Though the project is under construction, the essentials — floor, roof, walls, and openings — are in place. In the center of the courtyard sits a magnificent cluster of basalt rock pillars. The pillars, which rise from the back to confront the entry, are bound by Corten edging and will be flanked by two rows of paloverde trees. Visitors may enter the building from either wing, and the gable roofs have been pulled back to create transitional vestibules open to the sky. The concrete floor sits below the original elevation, and the windows have been placed at 61 inches, preserving the view inspired by the ruins. The concrete floors and plaster walls will be tinted white in the west wing and gray in the east. These 200-ft-long wings will be bisected lengthwise by a floor-to-ceiling scrim that catches the ever-shifting light from the rhythmic windows. The windows will be manipulated with tinted film in a pattern yet to be determined. The impossibility of visualizing such interventions is inherent in Irwin’s work, which requires one’s presence to perceive the heightened conditions of space and light he has created.

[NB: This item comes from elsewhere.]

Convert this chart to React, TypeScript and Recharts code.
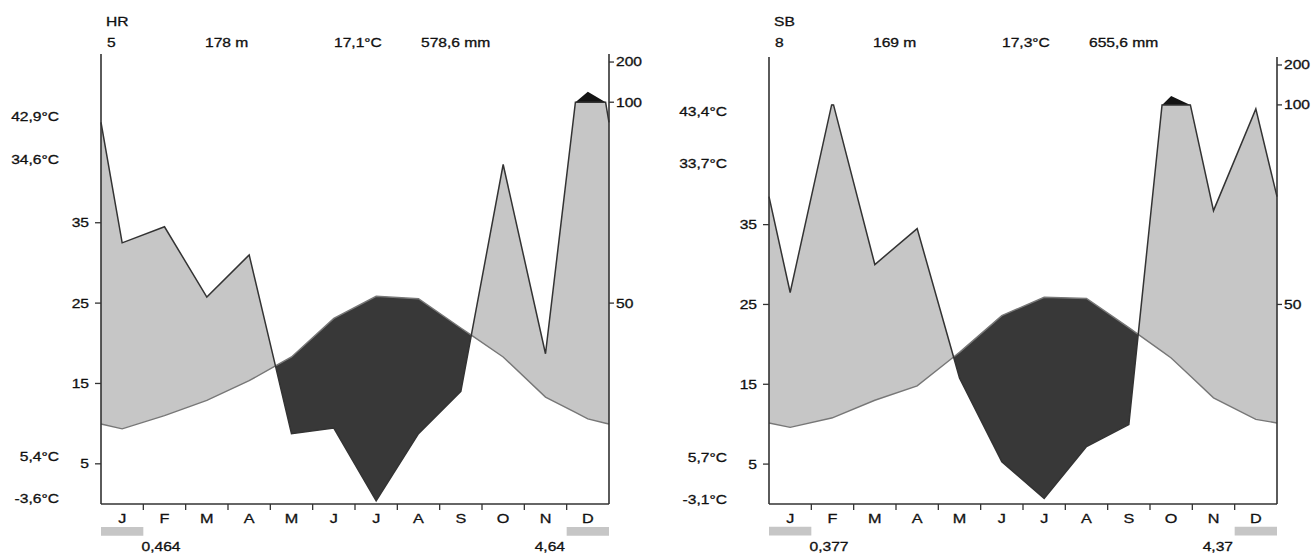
import {
  Area,
  ComposedChart,
  Line,
  ReferenceArea,
  ReferenceLine,
  XAxis,
  YAxis,
} from "recharts";

const MONTHS = ["J", "F", "M", "A", "M", "J", "J", "A", "S", "O", "N", "D"];
const TEMP_TICKS = [5, 15, 25, 35];
const PRECIP_TICKS_MM = [50, 100, 200];
const FROST_MONTHS = [0, 11];

// station HR
const hrTemp = [9.35, 11.0, 12.9, 15.35, 18.3, 23.1, 25.85, 25.55, 21.9, 18.3, 13.3, 10.6];
const hrPrecip = [65, 69, 51.5, 62, 17.5, 18.9, 0.8, 17.5, 28, 84.5, 37.4, 126];
const hrEdge = [9.95, 95]; // temp, precip at the Dec/Jan boundary
const hrInfo = ["HR", "5", "178 m", "17,1°C", "578,6 mm"];
const hrExtremes = ["42,9°C", "34,6°C", "5,4°C", "-3,6°C"];
const hrFrost = ["0,464", "4,64"];

// station SB
const sbTemp = [9.6, 10.8, 13.0, 14.8, 19.0, 23.6, 25.9, 25.75, 22.1, 18.3, 13.3, 10.6];
const sbPrecip = [53, 101, 60, 69, 31.6, 10.6, 1.4, 14.4, 19.9, 122, 73.5, 99];
const sbEdge = [10.15, 77];
const sbInfo = ["SB", "8", "169 m", "17,3°C", "655,6 mm"];
const sbExtremes = ["43,4°C", "33,7°C", "5,7°C", "-3,1°C"];
const sbFrost = ["0,377", "4,37"];

const FONT = "'Liberation Sans', Arial, sans-serif";
const AXIS = "#333";
const INK = "#111";

// Walter-Lieth scale: 20 mm = 10 °C, reduced 1/10 above 100 mm
const mmToScale = (mm: number) => (mm <= 100 ? mm / 2 : 50 + (mm - 100) / 20);

type Pt = { x: number; t: number; p: number };

function buildRows(temp: number[], precip: number[], edge: number[]) {
  const pts: Pt[] = [
    { x: 0, t: edge[0], p: edge[1] },
    ...temp.map((t, i) => ({ x: i + 0.5, t, p: precip[i] })),
    { x: 12, t: edge[0], p: edge[1] },
  ];
  const out: Pt[] = [];
  for (let i = 0; i < pts.length; i++) {
    const a = pts[i];
    out.push(a);
    if (i === pts.length - 1) break;
    const b = pts[i + 1];
    // add the points where the curves cross so the fills close cleanly
    const fs: number[] = [];
    const d0 = a.p / 2 - a.t;
    const d1 = b.p / 2 - b.t;
    if (d0 * d1 < 0) fs.push(d0 / (d0 - d1));
    if ((a.p - 100) * (b.p - 100) < 0) fs.push((100 - a.p) / (b.p - a.p));
    fs.sort((m, n) => m - n).forEach((f) =>
      out.push({
        x: a.x + f * (b.x - a.x),
        t: a.t + f * (b.t - a.t),
        p: a.p + f * (b.p - a.p),
      }),
    );
  }
  return out.map((r) => {
    const ps = Math.min(r.p / 2, 50);
    return {
      x: r.x,
      temp: r.t,
      precip: ps,
      humid: [r.t, Math.max(r.t, ps)],
      arid: [Math.min(r.t, ps), r.t],
      wet: [50, r.p > 100 ? mmToScale(r.p) : 50],
    };
  });
}

function Txt({
  x,
  y,
  anchor = "start",
  size = 12.5,
  stretch = 1.25,
  children,
}: {
  x: number;
  y: number;
  anchor?: "start" | "middle" | "end";
  size?: number;
  stretch?: number;
  children: string;
}) {
  return (
    <text
      transform={`translate(${x},${y}) scale(${stretch},1)`}
      textAnchor={anchor}
      dominantBaseline="central"
      fontSize={size}
      fontFamily={FONT}
      fill={INK}
      stroke={INK}
      strokeWidth={0.3}
    >
      {children}
    </text>
  );
}

type PanelProps = {
  left: number;
  top: number;
  temp: number[];
  precip: number[];
  edge: number[];
  info: string[];
  extremes: string[];
  extremeY: number[];
  frost: string[];
};

function Panel({ left, top, temp, precip, edge, info, extremes, extremeY, frost }: PanelProps) {
  const rows = buildRows(temp, precip, edge);
  const infoX = [107, 205, 334, 421];

  return (
    <div style={{ position: "absolute", left, top: 0, width: 645, height: 557 }}>
      <ComposedChart
        width={645}
        height={557}
        data={rows}
        margin={{ top, right: 0, bottom: 0, left: 1 }}
      >
        <XAxis
          dataKey="x"
          type="number"
          domain={[0, 12]}
          ticks={MONTHS.map((_, i) => i + 0.5)}
          height={53}
          tickSize={0}
          tickMargin={0}
          tickLine={false}
          axisLine={{ stroke: AXIS, strokeWidth: 1.6 }}
          tick={({ x, y, payload }: any) => (
            <Txt x={x} y={y + 14.5} anchor="middle" size={13.5} stretch={1.2}>
              {MONTHS[Math.floor(payload.value)]}
            </Txt>
          )}
        />
        <YAxis
          yAxisId="t"
          domain={[0, 56]}
          allowDataOverflow
          ticks={TEMP_TICKS}
          width={100}
          tickSize={6}
          tickMargin={0}
          axisLine={{ stroke: AXIS, strokeWidth: 1.6 }}
          tickLine={{ stroke: AXIS, strokeWidth: 1.3 }}
          tick={({ x, y, payload }: any) => (
            <Txt x={x - 6} y={y} anchor="end">
              {String(payload.value)}
            </Txt>
          )}
        />
        <YAxis
          yAxisId="p"
          orientation="right"
          domain={[0, 56]}
          allowDataOverflow
          ticks={PRECIP_TICKS_MM.map(mmToScale)}
          width={36}
          tickSize={5}
          tickMargin={0}
          axisLine={{ stroke: AXIS, strokeWidth: 1.6 }}
          tickLine={{ stroke: AXIS, strokeWidth: 1.3 }}
          tick={({ x, y, index }: any) => (
            <Txt x={x + 2} y={y}>
              {String(PRECIP_TICKS_MM[index])}
            </Txt>
          )}
        />

        <Area
          yAxisId="t"
          dataKey="humid"
          type="linear"
          stroke="none"
          fill="#c6c6c6"
          fillOpacity={1}
          isAnimationActive={false}
        />
        <Area
          yAxisId="t"
          dataKey="arid"
          type="linear"
          stroke="none"
          fill="#383838"
          fillOpacity={1}
          isAnimationActive={false}
        />
        <Area
          yAxisId="t"
          dataKey="wet"
          type="linear"
          stroke="none"
          fill="#141414"
          fillOpacity={1}
          isAnimationActive={false}
        />
        <Line
          yAxisId="t"
          dataKey="temp"
          type="linear"
          stroke="#777"
          strokeWidth={1.4}
          dot={false}
          isAnimationActive={false}
        />
        <Line
          yAxisId="t"
          dataKey="precip"
          type="linear"
          stroke="#333"
          strokeWidth={1.5}
          dot={false}
          isAnimationActive={false}
        />

        {MONTHS.slice(1).map((_, i) => (
          <ReferenceLine
            key={i}
            yAxisId="t"
            segment={[
              { x: i + 1, y: 0 },
              { x: i + 1, y: -0.75 },
            ]}
            stroke={AXIS}
            strokeWidth={1.3}
            ifOverflow="visible"
          />
        ))}
        {FROST_MONTHS.map((m) => (
          <ReferenceArea
            key={m}
            yAxisId="t"
            x1={m}
            x2={m + 1}
            y1={-2.85}
            y2={-3.95}
            fill="#c6c6c6"
            fillOpacity={1}
            stroke="none"
            ifOverflow="visible"
          />
        ))}
      </ComposedChart>

      <svg
        width={645}
        height={557}
        style={{ position: "absolute", left: 0, top: 0, pointerEvents: "none" }}
      >
        <Txt x={106} y={21.7}>{info[0]}</Txt>
        {info.slice(1).map((s, i) => (
          <Txt key={s} x={infoX[i]} y={42.7}>
            {s}
          </Txt>
        ))}
        {extremes.map((s, i) => (
          <Txt key={s} x={59} y={extremeY[i]} anchor="end">
            {s}
          </Txt>
        ))}
        <Txt x={141.5} y={547}>{frost[0]}</Txt>
        <Txt x={565} y={547} anchor="end">
          {frost[1]}
        </Txt>
      </svg>
    </div>
  );
}

export default function App() {
  return (
    <div
      style={{
        position: "absolute",
        left: 0,
        top: 0,
        width: 1313,
        height: 557,
        overflow: "hidden",
        background: "#fff",
      }}
    >
      <Panel
        left={0}
        top={54}
        temp={hrTemp}
        precip={hrPrecip}
        edge={hrEdge}
        info={hrInfo}
        extremes={hrExtremes}
        extremeY={[116.7, 159.3, 456.7, 498.3]}
        frost={hrFrost}
      />
      <Panel
        left={668}
        top={57}
        temp={sbTemp}
        precip={sbPrecip}
        edge={sbEdge}
        info={sbInfo}
        extremes={sbExtremes}
        extremeY={[111.7, 163.3, 457.7, 499.3]}
        frost={sbFrost}
      />
    </div>
  );
}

Over the past 16 years, FP&C has played a critical, though quiet, role at Chinati, renovating the barracks and stables for the Dan Flavin Installation, Wesley Gallery, and Temporary Gallery. Though the Irwin Project shares similarities with the previous Chinati renovations — exposed concrete floors, heavy-dash plaster, and corrugated metal roofs — the elevated role of this building calls for heightened detailing and materials. “There’s been a huge effort to make [the building] fit in, but make it just a bit more special,” says FP&C Principal John Gutzler. Such details can be seen in the roof, with a deeper overhang, paired fir outriggers, and a thin steel edge; in the extra deep 16-in structural CMU walls; and in the custom windows, designed to disappear.

Irwin’s decision to rebuild the hospital brings to mind the following statement from Judd, in reference to the Fort Russell structures: “Due to the prior existence of the buildings, my interest here in architecture is secondary. If I could start over, the two interests would be congruent.” Though Irwin’s conception is not parallel (the building remains the generator), the project represents a new phase in his trajectory. Intervention and site have merged. It is thus a slight departure from other projects — the lower Central Garden at the Getty Center, and Dia:Beacon — in which he has already dismissed disciplinary boundaries between art, architecture, and landscape architecture.  “Nothing can exist in the world independent of all the other things in the world,” says Irwin. Come July, the resulting insights of the integration will be revealed.

Jen Wong is the director and curator of the Materials Lab at The University of Texas at Austin.